The Garrison Church in Potsdam, Germany, would seem an unlikely monument for present-day Christians to want to rebuild.

Located southwest of Berlin, it was the parish church of old-fashioned German militarism.

Built in 1735, the Garrison Church was where prewar Germany’s Protes­tant kaisers, kings, and generals went to pray for victory. The church is notorious in modern German history as the place where Reich president Paul von Hindenburg, a former general in full uniform with medals and spiked helmet, symbolically handed over power to the new chancellor Adolf Hitler in 1933.

A British bombing raid in April 1945 destroyed the baroque church; the ruins were demolished in 1968.

After years of debate, a synod of the Evangelical Church of Berlin-Branden­burg recently approved an interest-free loan of 3.25 million euros ($3.7 million) to start reconstruction of the Potsdam landmark. The synod said it aimed “to support the peace and reconciliation work on the site of the destroyed Gar­rison Church.”

The private foundation driving the project had to drop from its charter a call for the “historically accurate and complete reconstruction.” For now, only the bell tower will be rebuilt, without the swords, pistols, and drums that were carved into the original facade. If a new nave is ever built, it will have to be in a modern style.

A temporary chapel on the church grounds housing a cross of nails, a symbol of postwar reconciliation launched by Britain’s Coventry Cathedral, which was destroyed by German bombers, will be moved to the ground floor room at the base of the rebuilt tower.

“For me, the break with the past is visible in the fact that only the tower is built,” said Markus Dröge, Berlin-Brandenburg’s bishop. “With the cross of nails and the design of the room, everyone will see that this is not just some historicized church.”

Rebuilding monuments in former East Germany that were destroyed in the war has been popular since the two parts of the nation reunited 25 years ago.

The imposing Frauenkirche (Church of Our Lady) in central Dresden was rebuilt from the remaining ruins and reopened in 2005. The reconstruction of the Berlin Palace, the city residence of the kaisers which the communists demolished, is nearing completion.

Critics claim such projects aim to restore some of the glory of the Prussian kingdom that dominated Imperial Ger­many and that the Allied powers dissolved after the war.

Some right-wing West German army officers collected funds in the 1980s and 1990s to resurrect the Garrison Church but failed to get planning permission. A group of mainstream leaders then launched the Potsdam Garrison Church Foundation in 2008.

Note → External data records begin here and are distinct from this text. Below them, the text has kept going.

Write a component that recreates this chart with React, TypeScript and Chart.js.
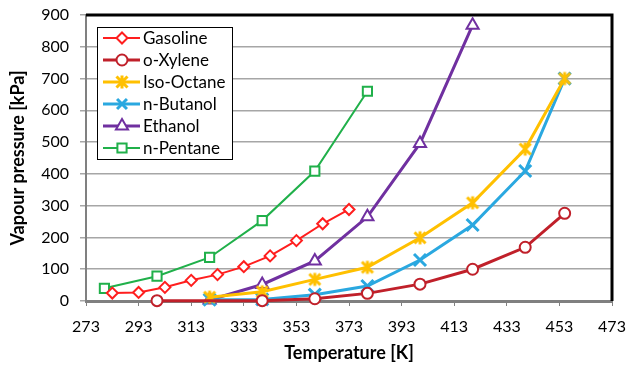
import React, { useEffect, useRef } from 'react';
import { Chart, registerables } from 'chart.js';
Chart.register(...registerables);

const FONT = 'Lato, "Open Sans", sans-serif';

// ---- data ----
const gasolineT = [283, 293, 303, 313, 323, 333, 343, 353, 363, 373];
const gasolineP = [25, 27, 43, 65, 83, 108, 142, 190, 243, 288];

const xyleneT = [300, 340, 360, 380, 400, 420, 440, 455];
const xyleneP = [1, 1, 7, 24, 53, 100, 169, 276];

const isoOctaneT = [320, 340, 360, 380, 400, 420, 440, 455];
const isoOctaneP = [12, 29, 68, 106, 199, 309, 478, 700];

const butanolT = [320, 340, 360, 380, 400, 420, 440, 455];
const butanolP = [4, 5, 20, 47, 129, 239, 409, 700];

const ethanolT = [320, 340, 360, 380, 400, 420];
const ethanolP = [3, 52, 126, 265, 496, 868];

const pentaneT = [280, 300, 320, 340, 360, 380];
const pentaneP = [40, 78, 137, 253, 409, 660];

const seriesLabels = ['Gasoline', 'o-Xylene', 'Iso-Octane', 'n-Butanol', 'Ethanol', 'n-Pentane'];
const xTitle = 'Temperature [K]';
const yTitle = 'Vapour pressure [kPa]';

// ---- styles ----
const styles = [
  { color: '#ff1e1e', width: 2, point: 'rectRot', radius: 5.5, fill: '#ffffff', pw: 2 },
  { color: '#c0202a', width: 3, point: 'circle', radius: 5.5, fill: '#ffffff', pw: 2 },
  { color: '#ffc000', width: 3, point: 'asterisk', radius: 6.5, fill: '#ffc000', pw: 3 },
  { color: '#2aa8e0', width: 3, point: 'crossRot', radius: 8.5, fill: '#2aa8e0', pw: 3 },
  { color: '#7030a0', width: 3, point: 'triangle', radius: 7, fill: '#ffffff', pw: 2 },
  { color: '#20b04a', width: 2, point: 'rect', radius: 6.5, fill: '#ffffff', pw: 2 },
];

const seriesData = [
  [gasolineT, gasolineP],
  [xyleneT, xyleneP],
  [isoOctaneT, isoOctaneP],
  [butanolT, butanolP],
  [ethanolT, ethanolP],
  [pentaneT, pentaneP],
];

function drawMarker(ctx: CanvasRenderingContext2D, kind: string, x: number, y: number, r: number, stroke: string, fill: string, lw: number) {
  ctx.save();
  ctx.strokeStyle = stroke;
  ctx.fillStyle = fill;
  ctx.lineWidth = lw;
  ctx.beginPath();
  if (kind === 'rectRot') {
    ctx.moveTo(x, y - r); ctx.lineTo(x + r, y); ctx.lineTo(x, y + r); ctx.lineTo(x - r, y); ctx.closePath();
    ctx.fill(); ctx.stroke();
  } else if (kind === 'circle') {
    ctx.arc(x, y, r, 0, Math.PI * 2); ctx.fill(); ctx.stroke();
  } else if (kind === 'rect') {
    const s = r * Math.SQRT1_2;
    ctx.rect(x - s, y - s, 2 * s, 2 * s); ctx.fill(); ctx.stroke();
  } else if (kind === 'triangle') {
    ctx.moveTo(x, y - r); ctx.lineTo(x + r * 0.866, y + r * 0.5); ctx.lineTo(x - r * 0.866, y + r * 0.5); ctx.closePath();
    ctx.fill(); ctx.stroke();
  } else if (kind === 'crossRot') {
    const s = r * Math.SQRT1_2;
    ctx.moveTo(x - s, y - s); ctx.lineTo(x + s, y + s); ctx.moveTo(x + s, y - s); ctx.lineTo(x - s, y + s); ctx.stroke();
  } else if (kind === 'asterisk') {
    const s = r * 0.85;
    ctx.moveTo(x - s, y - s); ctx.lineTo(x + s, y + s); ctx.moveTo(x + s, y - s); ctx.lineTo(x - s, y + s);
    ctx.moveTo(x, y - r); ctx.lineTo(x, y + r);
    ctx.stroke();
  }
  ctx.restore();
}

function makeAsterisk(color: string, r: number, lw: number): HTMLCanvasElement {
  const size = Math.ceil(2 * r + lw + 2);
  const c = document.createElement('canvas');
  c.width = size;
  c.height = size;
  const cx = c.getContext('2d') as CanvasRenderingContext2D;
  drawMarker(cx, 'asterisk', size / 2, size / 2, r, color, color, lw);
  return c;
}

const framePlugin = {
  id: 'frame',
  beforeDatasetsDraw(chart: any) {
    const { ctx, chartArea: a } = chart;
    ctx.save();
    ctx.strokeStyle = '#000000';
    ctx.lineWidth = 3;
    ctx.beginPath();
    ctx.moveTo(a.left, a.top);
    ctx.lineTo(a.right, a.top);
    ctx.lineTo(a.right, a.bottom);
    ctx.stroke();
    ctx.restore();
  },
};

const legendPlugin = {
  id: 'excelLegend',
  afterDraw(chart: any) {
    const ctx: CanvasRenderingContext2D = chart.ctx;
    const bx = 97, by = 27, bw = 135, bh = 132;
    ctx.save();
    ctx.fillStyle = '#ffffff';
    ctx.fillRect(bx, by, bw, bh);
    ctx.strokeStyle = '#000000';
    ctx.lineWidth = 1;
    ctx.strokeRect(bx + 0.5, by + 0.5, bw, bh);
    ctx.font = `17px ${FONT}`;
    ctx.textBaseline = 'middle';
    ctx.textAlign = 'left';
    seriesLabels.forEach((label, i) => {
      const st = styles[i];
      const y = 38 + i * 22;
      ctx.strokeStyle = st.color;
      ctx.lineWidth = st.width;
      ctx.beginPath();
      ctx.moveTo(103, y);
      ctx.lineTo(140, y);
      ctx.stroke();
      drawMarker(ctx, st.point, 122, y, Math.min(st.radius, 7), st.color, st.fill, st.pw);
      ctx.fillStyle = '#000000';
      ctx.fillText(label, 143, y + 1);
    });
    ctx.restore();
  },
};

export default function App() {
  const ref = useRef<HTMLCanvasElement | null>(null);
  useEffect(() => {
    if (!ref.current) return;
    const datasets = seriesData.map(([t, p], i) => {
      const st = styles[i];
      const ps: any = st.point === 'asterisk' ? makeAsterisk(st.color, st.radius, st.pw) : st.point;
      return {
        label: seriesLabels[i],
        data: t.map((x, j) => ({ x, y: p[j] })),
        borderColor: st.color,
        backgroundColor: st.fill,
        borderWidth: st.width,
        pointStyle: ps,
        pointRadius: st.radius,
        pointBorderWidth: st.pw,
        pointBorderColor: st.color,
        pointBackgroundColor: st.fill,
        tension: 0,
        clip: false as any,
      };
    });
    const chart = new Chart(ref.current, {
      type: 'line',
      data: { datasets },
      plugins: [framePlugin, legendPlugin],
      options: {
        animation: false,
        responsive: false,
        maintainAspectRatio: false,
        devicePixelRatio: 1,
        layout: { padding: { left: 0, right: 14, top: 15, bottom: 0 } },
        plugins: { legend: { display: false }, tooltip: { enabled: false } },
        scales: {
          x: {
            type: 'linear',
            min: 273,
            max: 473,
            afterFit: (s: any) => { s.height = 64; s.paddingLeft = 0; s.paddingRight = 0; },
            ticks: { stepSize: 20, color: '#000000', font: { family: FONT, size: 16 }, padding: 11, maxRotation: 0, autoSkip: false },
            grid: { drawOnChartArea: false, drawTicks: true, tickLength: 5, color: '#808080', lineWidth: 1 },
            border: { display: true, color: '#808080', width: 3 },
            title: { display: true, text: xTitle, color: '#000000', font: { family: FONT, size: 18, weight: 'bold' }, padding: { top: 0, bottom: 1 } },
          },
          y: {
            type: 'linear',
            min: 0,
            max: 900,
            afterFit: (s: any) => { s.width = 86; s.paddingTop = 0; s.paddingBottom = 0; },
            ticks: { stepSize: 100, color: '#000000', font: { family: FONT, size: 16 }, padding: 11 },
            grid: { color: '#a6a6a6', lineWidth: 1.5, tickLength: 6, drawTicks: true },
            border: { display: true, color: '#808080', width: 2 },
            title: { display: true, text: yTitle, color: '#000000', font: { family: FONT, size: 18, weight: 'bold' }, padding: { top: 7, bottom: 0 } },
          },
        },
      } as any,
    });
    return () => chart.destroy();
  }, []);
  return (
    <div style={{ position: 'fixed', left: 0, top: 0, width: 626, height: 365, background: '#ffffff' }}>
      <canvas ref={ref} width={626} height={365} style={{ width: 626, height: 365, display: 'block' }} />
    </div>
  );
}
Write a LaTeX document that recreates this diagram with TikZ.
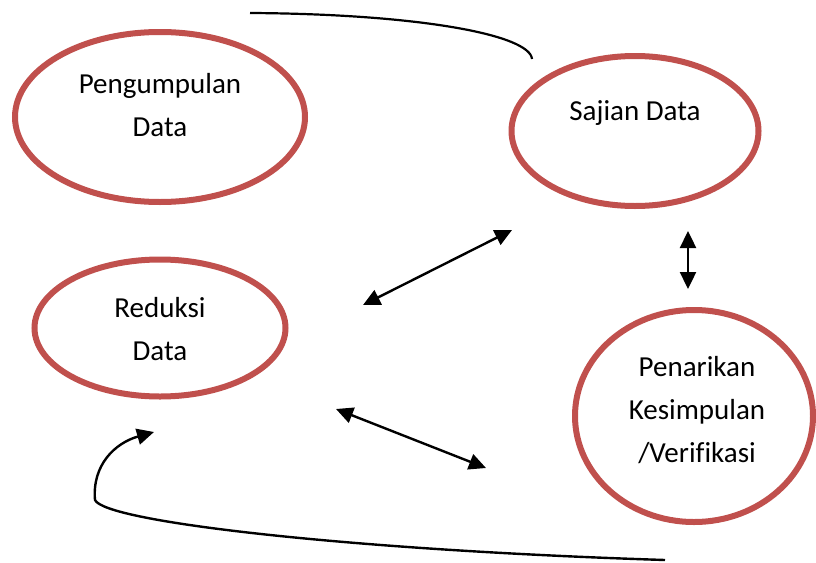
\documentclass[tikz,border=0pt]{standalone}
\usepackage{fontspec}
\setmainfont[Ligatures=NoCommon]{Carlito}
\usetikzlibrary{arrows.meta,shapes.geometric}
\definecolor{bubblered}{RGB}{192,80,77}
\tikzset{
	bubble/.style={draw=bubblered, line width=6pt, ellipse},
	txt/.style={align=center, font=\fontsize{29}{43}\selectfont, inner sep=0pt},
	link/.style={line width=2.4pt, {Triangle[length=17pt,width=16pt]}-{Triangle[length=17pt,width=16pt]}},
}
\begin{document}
\begin{tikzpicture}[x=1pt, y=-1pt]
		\useasboundingbox (0,0) rectangle (816,562);

		\node[bubble, minimum width=290pt, minimum height=170pt] (pengumpulan) at (160,117) {};
		\node[bubble, minimum width=247pt, minimum height=150pt] (sajian) at (635,131) {};
		\node[bubble, minimum width=251pt, minimum height=137pt] (reduksi) at (160,328) {};
		\node[bubble, minimum width=238pt, minimum height=212pt] (penarikan) at (694,416) {};

		\node[txt] (t1) at (160,105) {Pengumpulan\\Data};
		\node[txt] (t2) at (635,113) {Sajian Data};
		\node[txt] (t3) at (160,329) {Reduksi\\Data};
		\node[txt] (t4) at (697,410) {Penarikan\\Kesimpulan\\/Verifikasi};

		\coordinate (a1) at (363,305);
		\coordinate (a2) at (512,230);
		\coordinate (b1) at (336,409);
		\coordinate (b2) at (486,468);
		\coordinate (c1) at (688,231);
		\coordinate (c2) at (688,289);
		\coordinate (top1) at (250,13);
		\coordinate (top2) at (532,59);
		\coordinate (bot1) at (665,560);
		\coordinate (bot2) at (95,500);
		\coordinate (bot3) at (154,432);

		\draw[link] (a1) -- (a2);
		\draw[link] (b1) -- (b2);
		\draw[link] (c1) -- (c2);

		\draw[line width=2.2pt] (top1) .. controls (420,14) and (530,35) .. (top2);
		\draw[line width=2.4pt, -{Triangle[length=17pt,width=16pt]}] (bot1) .. controls (350,550) and (105,522) .. (bot2) .. controls (92,465) and (115,443) .. (bot3);
	\end{tikzpicture}
\end{document}
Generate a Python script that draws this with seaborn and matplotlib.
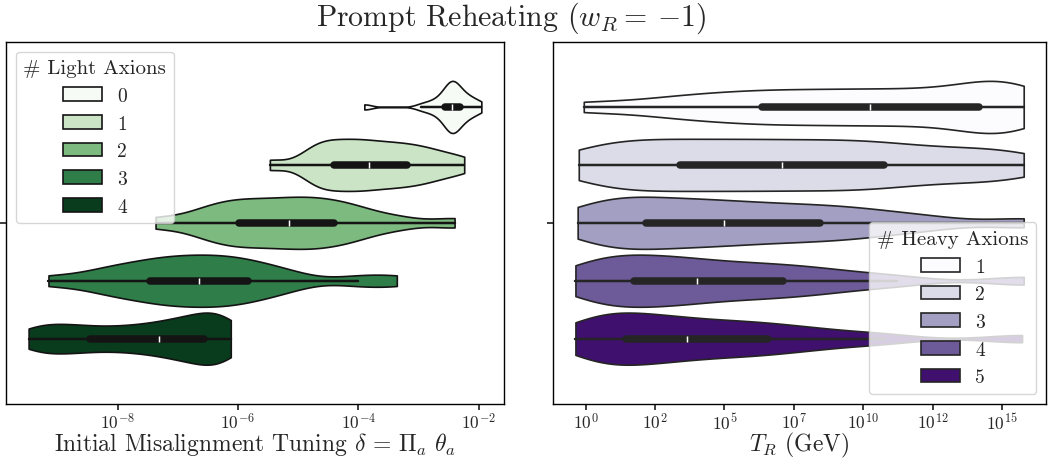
import numpy as np
import pandas as pd
import matplotlib
matplotlib.use("Agg")
import matplotlib.pyplot as plt
from matplotlib.ticker import FuncFormatter, MultipleLocator
import seaborn as sns

# ---------------------------------------------------------------------------
# Sampled log10 values (5%-spaced quantiles of each scan population)
# ---------------------------------------------------------------------------
light_levels = ["0", "1", "2", "3", "4"]
heavy_levels = ["1", "2", "3", "4", "5"]

# log10(delta), delta = prod_a theta_a, grouped by number of light axions
log_delta_light0 = [-3.90, -2.95, -2.80, -2.70, -2.62, -2.565, -2.52, -2.49, -2.465, -2.45, -2.44,
                    -2.425, -2.41, -2.38, -2.35, -2.305, -2.25, -2.20, -2.14, -2.06, -1.955]
log_delta_light1 = [-5.47, -4.86, -4.74, -4.62, -4.51, -4.40, -4.28, -4.16, -4.05, -3.94, -3.83,
                    -3.70, -3.58, -3.45, -3.32, -3.19, -3.05, -2.90, -2.74, -2.52, -2.24]
log_delta_light2 = [-7.37, -6.75, -6.50, -6.30, -6.13, -5.98, -5.82, -5.65, -5.48, -5.32, -5.16,
                    -5.01, -4.86, -4.71, -4.56, -4.40, -4.22, -4.03, -3.78, -3.30, -2.40]
log_delta_light3 = [-9.15, -8.45, -8.15, -7.90, -7.66, -7.46, -7.29, -7.13, -6.96, -6.80, -6.64,
                    -6.48, -6.32, -6.16, -6.00, -5.84, -5.62, -5.38, -5.05, -4.00, -3.36]
log_delta_light4 = [-9.48, -9.30, -9.10, -8.90, -8.68, -8.465, -8.20, -7.95, -7.72, -7.50, -7.31,
                    -7.13, -6.98, -6.85, -6.72, -6.56, -6.47, -6.38, -6.29, -6.20, -6.12]

# log10(T_R / GeV), grouped by number of heavy axions
log_tr_heavy1 = [-0.07, 2.30, 3.60, 4.60, 5.50, 6.35, 7.10, 7.90, 8.70, 9.50, 10.23,
                 11.00, 11.80, 12.50, 13.30, 14.16, 14.60, 14.95, 15.25, 15.50, 15.78]
log_tr_heavy2 = [-0.25, 0.55, 1.25, 2.00, 2.70, 3.41, 4.15, 4.90, 5.60, 6.33, 7.06,
                 7.80, 8.55, 9.30, 10.00, 10.74, 11.60, 12.60, 13.70, 14.80, 15.78]
log_tr_heavy3 = [-0.29, 0.20, 0.75, 1.25, 1.72, 2.19, 2.75, 3.30, 3.90, 4.45, 5.00,
                 5.65, 6.30, 7.00, 7.70, 8.43, 9.20, 10.00, 11.00, 12.50, 15.78]
log_tr_heavy4 = [-0.37, 0.10, 0.50, 0.95, 1.35, 1.73, 2.20, 2.65, 3.10, 3.55, 4.01,
                 4.60, 5.20, 5.80, 6.45, 7.09, 7.80, 8.60, 9.60, 11.20, 15.78]
log_tr_heavy5 = [-0.37, 0.05, 0.40, 0.75, 1.10, 1.44, 1.85, 2.30, 2.75, 3.20, 3.65,
                 4.20, 4.80, 5.40, 5.95, 6.56, 7.30, 8.10, 9.20, 10.80, 15.72]

light_samples = [log_delta_light0, log_delta_light1, log_delta_light2,
                 log_delta_light3, log_delta_light4]
heavy_samples = [log_tr_heavy1, log_tr_heavy2, log_tr_heavy3,
                 log_tr_heavy4, log_tr_heavy5]

light_title = "# Light Axions"
heavy_title = "# Heavy Axions"

df_light = pd.concat(
    [pd.DataFrame({"log_delta": v, light_title: lvl, "grp": ""})
     for lvl, v in zip(light_levels, light_samples)], ignore_index=True)
df_heavy = pd.concat(
    [pd.DataFrame({"log_tr": v, heavy_title: lvl, "grp": ""})
     for lvl, v in zip(heavy_levels, heavy_samples)], ignore_index=True)

# ---------------------------------------------------------------------------
# Style
# ---------------------------------------------------------------------------
sns.set_theme(style="ticks")
plt.rcParams.update({
    "font.family": ["cmr10", "DejaVu Serif"],
    "mathtext.fontset": "cm",
    "axes.formatter.use_mathtext": True,
    "axes.linewidth": 1.0,
    "axes.edgecolor": "black",
    "xtick.major.size": 4.5,
    "ytick.major.size": 4.5,
    "xtick.major.pad": 1.0,
})

greens = [matplotlib.colormaps["Greens"](t) for t in np.linspace(0, 1, 5)]
purples = [matplotlib.colormaps["Purples"](t) for t in np.linspace(0, 1, 5)]

fig = plt.figure(figsize=(10.48, 4.6), dpi=100)
ax_l = fig.add_axes([0.0057, 0.12, 0.4752, 0.787])
ax_r = fig.add_axes([0.5277, 0.12, 0.4705, 0.787])

common = dict(y="grp", cut=0, density_norm="width", inner="box",
              gap=0.1, bw_adjust=0.55, linewidth=1.2)

sns.violinplot(data=df_light, x="log_delta", hue=light_title,
               hue_order=light_levels, palette=greens, ax=ax_l, **common)
sns.violinplot(data=df_heavy, x="log_tr", hue=heavy_title,
               hue_order=heavy_levels, palette=purples, ax=ax_r, **common)

pow_fmt = FuncFormatter(lambda v, pos: f"$10^{{{int(v)}}}$")
ax_l.xaxis.set_major_locator(MultipleLocator(2))
ax_r.xaxis.set_major_locator(MultipleLocator(2.5))
for ax in (ax_l, ax_r):
    ax.xaxis.set_major_formatter(pow_fmt)
    ax.tick_params(axis="x", labelsize=12.5)
    ax.set_ylabel("")
    for side in ("top", "right", "left", "bottom"):
        ax.spines[side].set_visible(True)
        ax.spines[side].set_color("black")

ax_l.set_xlabel(r"Initial Misalignment Tuning $\delta\,=\,\Pi_a\ \theta_a$",
                fontsize=17, labelpad=-1)
ax_r.set_xlabel(r"$T_R$ (GeV)", fontsize=17, labelpad=-1)

sns.move_legend(ax_l, "upper left", fontsize=14, title_fontsize=15)
sns.move_legend(ax_r, "lower right", fontsize=14, title_fontsize=15)

fig.suptitle(r"Prompt Reheating ($w_R =\:{-1}$)", fontsize=21.5, x=0.488, y=0.998)

fig.savefig("out.png", dpi=100)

This group argued that the church was a jewel of German baroque architecture whose tarnished reputation made it an ideal place for today’s Germans to learn more about their history. While they rounded up support and funds, opposition groups emerged. One called For a Potsdam without the Garrison Church collected 14,000 signatures on a petition. Another group, Christians Don’t Need a Garrison Church, linked it to current German army activity abroad.

“We have to ask ourselves what kind of signal we, as a church, want to send in a world where German soldiers are more and more active in wars,” said Hans Misselwitz, a theologian with the second group.

The foundation responded by saying that some army officers who led the failed 1944 assassination plot against Hitler were stationed in Potsdam and worshiped at the Garrison Church.

Unlike many Protestant churches, the Garrison Church did not keep a copy of Hitler’s Mein Kampf on its altar next to the Bible, a spokesman argued. During the war, its organist played tunes by banned Jewish composers on the church’s famous carillon.

By providing the loan, the Berlin-Brandenburg church hierarchy assured itself a role in future planning. Renke Brahms, the head of peace projects for the nationwide Evangelical Church in Germany, will join the foundation’s board of trustees.

The Evangelical Church in Germany is considering making a contribution to the project, which will also get a hefty subsidy from the national government. —Religion News Service

This article was edited on May 24, 2016.

Tom Heneghan

Tom Heneghan writes about religion from Paris.